Re-measurement of agricultural carbon emission rates: Drivers, regional differences and dynamic evolution.

Abstract

This research paper introduces a novel approach by combining a Backpropagation (BP) neural network with a non-angular and non-radial directional distance function to construct a BPNN-DDF model. This innovative model evaluates, decomposes, and analyzes China's agricultural sector's carbon emission rate across nine key subregions between 2010 and 2021. The key findings of this study are that China's agricultural carbon emission rate is decreasing, primarily due to technological advancements rather than technological efficiency. Subregions with robust economies and stable climates exhibit higher carbon emission efficiency, whereas those with underdeveloped economies, low agricultural technology, and volatile climates show relatively lower efficiency.

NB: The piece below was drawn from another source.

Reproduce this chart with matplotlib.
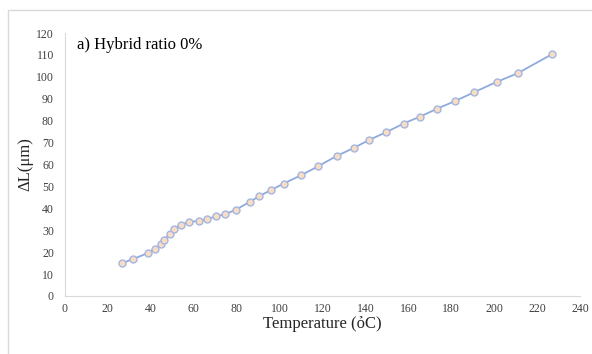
import matplotlib.pyplot as plt
from matplotlib.patches import Rectangle

# temperature (C) and elongation (um)
temperature = [26.7, 31.8, 38.7, 41.9, 44.6, 46.3, 48.8, 50.9, 53.9, 57.8,
               62.3, 66.3, 70.2, 74.6, 79.7, 86.2, 90.4, 96.1, 101.9, 110.0,
               118.0, 126.6, 134.7, 141.5, 149.6, 157.8, 165.6, 173.5, 181.9,
               190.7, 201.2, 210.9, 226.9]
delta_l = [15.0, 16.9, 19.6, 21.5, 23.5, 25.6, 28.3, 30.6, 32.6, 33.7,
           34.3, 35.0, 36.3, 37.3, 39.4, 43.0, 45.5, 48.4, 51.3, 55.1,
           59.2, 63.9, 67.6, 71.1, 74.7, 78.7, 81.9, 85.5, 89.0,
           93.0, 97.7, 101.6, 110.3]
x_ticks = list(range(0, 241, 20))
y_ticks = list(range(0, 121, 10))

plt.rcParams['font.family'] = ['Liberation Serif', 'DejaVu Serif']

fig = plt.figure(figsize=(5.92, 3.54), dpi=100)
# chart area border (only top/left visible in the crop)
fig.patches.append(Rectangle((8 / 592, -0.1), 1.2, 1.1 - 10 / 354,
                             transform=fig.transFigure, fill=False,
                             edgecolor='#d9d9d9', linewidth=1.0))

ax = fig.add_axes([65 / 592, 58 / 354, 515 / 592, 263 / 354])
ax.plot(temperature, delta_l, color='#8faadc', linewidth=1.3, marker='o',
        markersize=5, markerfacecolor='#f8dcc4', markeredgecolor='#a4b6e0',
        markeredgewidth=1.0)

ax.set_xlim(0, 240)
ax.set_ylim(0, 120)
ax.set_xticks(x_ticks)
ax.set_yticks(y_ticks)
ax.tick_params(length=0, labelsize=8.5, colors='#404040')
ax.tick_params(axis='y', pad=8)
ax.tick_params(axis='x', pad=5)
for s in ['top', 'right']:
    ax.spines[s].set_visible(False)
for s in ['left', 'bottom']:
    ax.spines[s].set_color('#d9d9d9')

ax.set_xlabel('Temperature (ỏC)', fontsize=12, color='#262626', labelpad=1)
ax.set_ylabel('ΔL(μm)', fontsize=12, color='#262626', labelpad=2)
ax.text(77 / 592, 1 - 45 / 354, 'a) Hybrid ratio 0%', transform=fig.transFigure,
        fontsize=12, color='black', va='center', ha='left')

fig.savefig('out.png', dpi=100)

The Dagum Gini coefficient analysis reveals a widening disparity in carbon emission rates among agricultural subregions, escalating from 0.174 in 2010 to 0.425 in 2021, indicating a growing gap between subregions that demands immediate attention. The kernel density distribution demonstrates an overall upward trend in China's carbon emission efficiency but also highlights an increasing divergence among subregions, particularly between the South China Area, the Huang-Huai-Hai Plain, and other regions. Therefore, this paper posits that strategies focusing on technological progress, sustainable agricultural development, regional development initiatives, and addressing inter-subregional imbalances will be crucial pathways for China's future low-carbon agricultural development.